Composer Lucy Pankhurst has created a unique piece of brass band history, by winning a 2011 British Composer Award at the prestigious ceremony held at Stationers’ Hall in London on Wednesday evening.
In Pitch Black
Her atmospheric work, ‘In Pitch Black’ which commemorates the tragic Pretoria Pit Disaster of 21st December 1910, at Hulton Colliery, Westhoughton, close to the home of the Wingates Band – members of which were killed in a disaster that claimed 344 lives, won the Wind Band & Brass Band category – the first time ever that a work for brass has taken the award since its inception in 2003.
Understandably, Lucy was still on cloud nine when she spoke to 4BR, as she started to finally enjoy the feeling of creating brass banding history, and joining a formidable list of former winners that include internationally renowned composers Adam Gorb, Philip Grange and Andy Scott.
"It’s amazing – although still a bit surreal," she modestly said. "I can’t still quite believe it. It hasn’t really sunk in yet."
Great and good
Sponsored by the Performing Rights Society and presented in association with BBC Radio 3, the great and good of the British compositional world sat back as Lucy’s name was read out accompanied by her image projected onto a large multi media screen with other nominees, Tom Davoren and Emily Howard for their works, ‘Looking In’ and ‘Obsidian’.
Moments later her name was read out, and she was presented with a framed certificate to commemorate her achievement.
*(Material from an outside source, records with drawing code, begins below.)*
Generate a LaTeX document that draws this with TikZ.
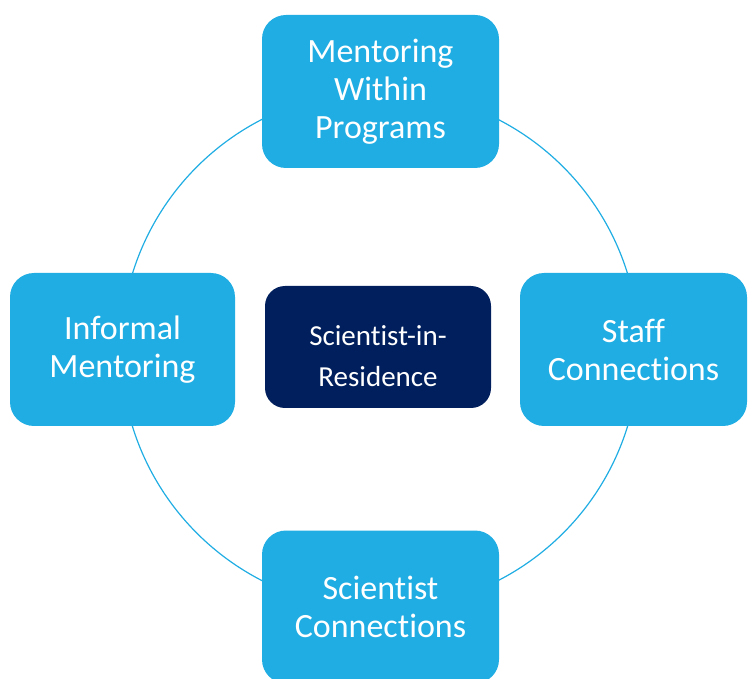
\documentclass[tikz,border=0pt]{standalone}
\usepackage{fontspec}
\setmainfont{Carlito}[Ligatures=NoCommon]
\definecolor{lblue}{HTML}{1FADE3}
\definecolor{navy}{HTML}{001F5C}
\begin{document}
\begin{tikzpicture}[x=1pt,y=-1pt,
  outerbox/.style={rectangle, rounded corners=24pt, fill=lblue, text=white, inner sep=0pt,
    minimum height=153pt, align=center, font=\fontsize{34}{38}\selectfont},
  centerbox/.style={rectangle, rounded corners=20pt, fill=navy, inner sep=0pt,
    minimum width=226pt, minimum height=122pt},
  centertext/.style={text=white, inner sep=0pt, align=center, font=\fontsize{29}{41}\selectfont}]
\useasboundingbox (0,0) rectangle (748,679);
\clip (0,0) rectangle (748,679);
\node[circle, draw=lblue, line width=1.2pt, minimum size=518pt, inner sep=0pt] (ring) at (380,350) {};
\node[outerbox, minimum width=237pt] (top) at (380.5,91.5) {Mentoring\\Within\\Programs};
\node[outerbox, minimum width=225pt] (left) at (122.5,349.5) {Informal\\Mentoring};
\node[outerbox, minimum width=227pt] (right) at (633.5,349.5) {Staff\\Connections};
\node[outerbox, minimum width=237pt] (bottom) at (380.5,607) {Scientist\\Connections};
\node[centerbox] (center) at (378,347) {};
\node[centertext] (centerlabel) at ([yshift=-9pt]center.center) {Scientist-in-\\Residence};
\end{tikzpicture}
\end{document}
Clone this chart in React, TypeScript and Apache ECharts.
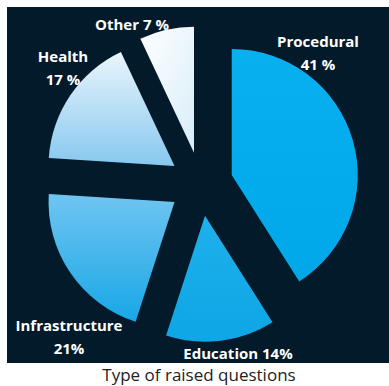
import React, { useEffect, useRef } from "react";
import * as echarts from "echarts";

const categories = ["Procedural", "Education", "Infrastructure", "Health", "Other"];
const shares = [41, 14, 21, 17, 7];
const labelFormats = ["{b}\n{c} %", "{b} {c}%", "{b}\n{c}%", "{b}\n{c} %", "{b} {c} %"];
const caption = "Type of raised questions";

const grad = (top: string, bottom: string, x2 = 0, y2 = 1) => ({
  type: "linear",
  x: 0,
  y: 0,
  x2,
  y2,
  colorStops: [
    { offset: 0, color: top },
    { offset: 1, color: bottom },
  ],
});

const sliceColors = [
  grad("#08b0f0", "#00a8ea"),
  grad("#1eb0ec", "#0ea6e6"),
  grad("#70c5f1", "#18a7e6"),
  grad("#eaf5fc", "#86c8ef"),
  grad("#ffffff", "#d8edf9", 1, 1),
];

const labelPos: Array<[number, number]> = [
  [318, 52],
  [238, 353],
  [69, 336],
  [63, 67],
  [132, 24],
];

export default function App() {
  const ref = useRef<HTMLDivElement>(null);
  useEffect(() => {
    if (!ref.current) return;
    const chart = echarts.init(ref.current, undefined, { renderer: "svg" });
    const labels = categories.map((name, i) => ({
      type: "text",
      x: labelPos[i][0],
      y: labelPos[i][1],
      z: 10,
      style: {
        text: labelFormats[i].replace("{b}", name).replace("{c}", String(shares[i])),
        fill: "#ffffff",
        font: "bold 15px 'Open Sans', sans-serif",
        lineHeight: 23,
        align: "center",
        verticalAlign: "middle",
      },
    }));
    chart.setOption({
      animation: false,
      backgroundColor: "#ffffff",
      graphic: [
        {
          type: "rect",
          z: -10,
          shape: { x: 7, y: 7, width: 382, height: 356 },
          style: { fill: "#021a2a" },
        },
        {
          type: "text",
          x: 199,
          y: 374,
          style: {
            text: caption,
            fill: "#222222",
            font: "17px 'Open Sans', sans-serif",
            align: "center",
            verticalAlign: "middle",
          },
        },
        ...labels,
      ],
      series: [
        {
          type: "pie",
          center: [201, 184],
          radius: 126,
          startAngle: 90,
          clockwise: true,
          selectedMode: "multiple",
          selectedOffset: 32,
          avoidLabelOverlap: false,
          emphasis: { disabled: true },
          labelLine: { show: false },
          label: { show: false },
          data: categories.map((name, i) => ({
            name,
            value: shares[i],
            selected: true,
            itemStyle: { color: sliceColors[i], borderWidth: 0 },
            select: { itemStyle: { color: sliceColors[i], borderWidth: 0 } },
          })),
        },
      ],
    });
    return () => chart.dispose();
  }, []);
  return (
    <div
      ref={ref}
      style={{ position: "fixed", left: 0, top: 0, width: 389, height: 386 }}
    />
  );
}
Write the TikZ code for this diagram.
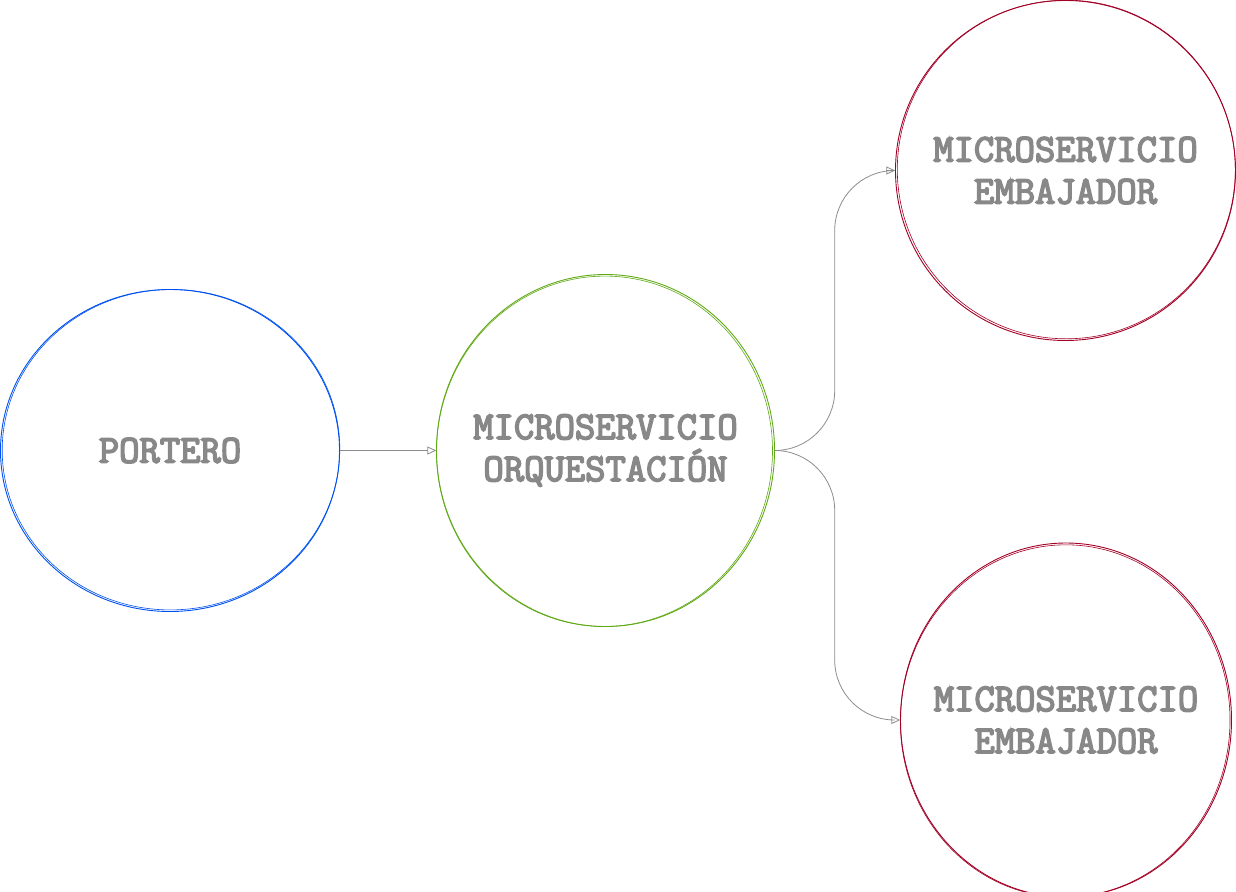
\documentclass[tikz,border=0pt]{standalone}
\usepackage{fontspec}
\setmonofont{Latin Modern Mono}[BoldFont={Latin Modern Mono}, BoldFeatures={FakeBold=4}]
\usetikzlibrary{arrows.meta}
\definecolor{txtgray}{HTML}{888888}
\definecolor{linegray}{HTML}{8C8C8C}
\definecolor{cblue}{HTML}{0050EF}
\definecolor{cgreen}{HTML}{60A917}
\definecolor{cred}{HTML}{A20025}
\tikzset{
  svc/.style={rectangle, draw=none, inner sep=0pt,
    font=\ttfamily\bfseries\fontsize{39.5}{42}\selectfont, text=txtgray, align=center},
  conn/.style={draw=linegray, line width=0.8pt, -{Triangle[open,length=9pt,width=8pt]}},
  rim/.style={line width=0.9pt},
  sketch/.style={line width=0.6pt}
}
\begin{document}
\begin{tikzpicture}[x=1pt,y=-1pt]
\useasboundingbox (0,0) rectangle (1236,891);
% nodes (text + frame size)
\node[svc, minimum width=339pt, minimum height=322pt] (p) at (170,450.5) {PORTERO};
\node[svc, minimum width=338pt, minimum height=352pt] (o) at (605.5,450.5) {MICROSERVICIO\\ORQUESTACIÓN};
\node[svc, minimum width=340pt, minimum height=340pt] (e1) at (1065.5,170.5) {MICROSERVICIO\\EMBAJADOR};
\node[svc, minimum width=331pt, minimum height=354pt] (e2) at (1066,720) {MICROSERVICIO\\EMBAJADOR};
% circles (sketchy double stroke)
\draw[rim, cblue] (p.center) ellipse [x radius=169.5pt, y radius=161pt];
\draw[sketch, cblue] (p.center) ++(1,-0.8) ellipse [x radius=168.8pt, y radius=160.2pt, rotate=2];
\draw[rim, cgreen] (o.center) ellipse [x radius=169pt, y radius=176pt];
\draw[sketch, cgreen] (o.center) ++(-1,0.8) ellipse [x radius=168pt, y radius=175.2pt, rotate=-2];
\draw[rim, cred] (e1.center) ellipse [x radius=170pt, y radius=170pt];
\draw[sketch, cred] (e1.center) ++(0.8,-1) ellipse [x radius=169pt, y radius=169.3pt, rotate=3];
\draw[rim, cred] (e2.center) ellipse [x radius=165.5pt, y radius=177pt];
\draw[sketch, cred] (e2.center) ++(-0.8,1) ellipse [x radius=164.8pt, y radius=176.2pt, rotate=-2];
% connectors
\draw[conn] (p.east) -- (o.west);
\draw[conn, rounded corners=60pt] (o.east) -- ++(60,0) |- (e1.west);
\draw[conn, rounded corners=60pt] (o.east) -- ++(60,0) |- (e2.west);
\end{tikzpicture}
\end{document}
"It was a bit like the Oscars," Lucy laughed. "I had to give a little thank you speech and about 30 seconds of the work was played to the audience. I just wasn’t expecting it, but the response from all the other composers on the night was amazing. I was later told it was the first time a brass band work had won, so that makes it even more special."
Lucy is hopeful that the award will not only lead to ‘In Pitch Black’ to be performed more regularly in concert, but will help raise the profile of contemporary brass band music too.
The British Composer Awards juries are consistently looking for contemporary classical music which shows flair, originality and power of communicationSarah Rodgers, Chairman of BASCA
"I played on the original recording with Wingates for the CD release, but haven’t yet heard it as a live performance. Hopefully that will take place in the near future as it is such a powerful and emotional work that is very special to me."
In the meantime, Lucy’s new composition ‘Petrichor’ will be premiered at the RNCM Festival of Brass in January, whilst she is also putting the finishing touches to a flute trio.
"Petrichor is inspired by the smell of the earth after it has rained, and is in one continuous movement of around nine minutes in length," she said.
"It's been written for the RNCM Brass Band to play as part of my prize in winning the John Golland Festival Award last year."
The quality and importance of the award to Lucy was summed up by Sarah Rodgers, Chairman of BASCA and Chair of the British Composer Awards.
"The British Composer Awards juries are consistently looking for contemporary classical music which shows flair, originality and power of communication."
The awards will be broadcast on BBC Radio 3 in ‘Sunday Concert’ on December 4th from 2pm.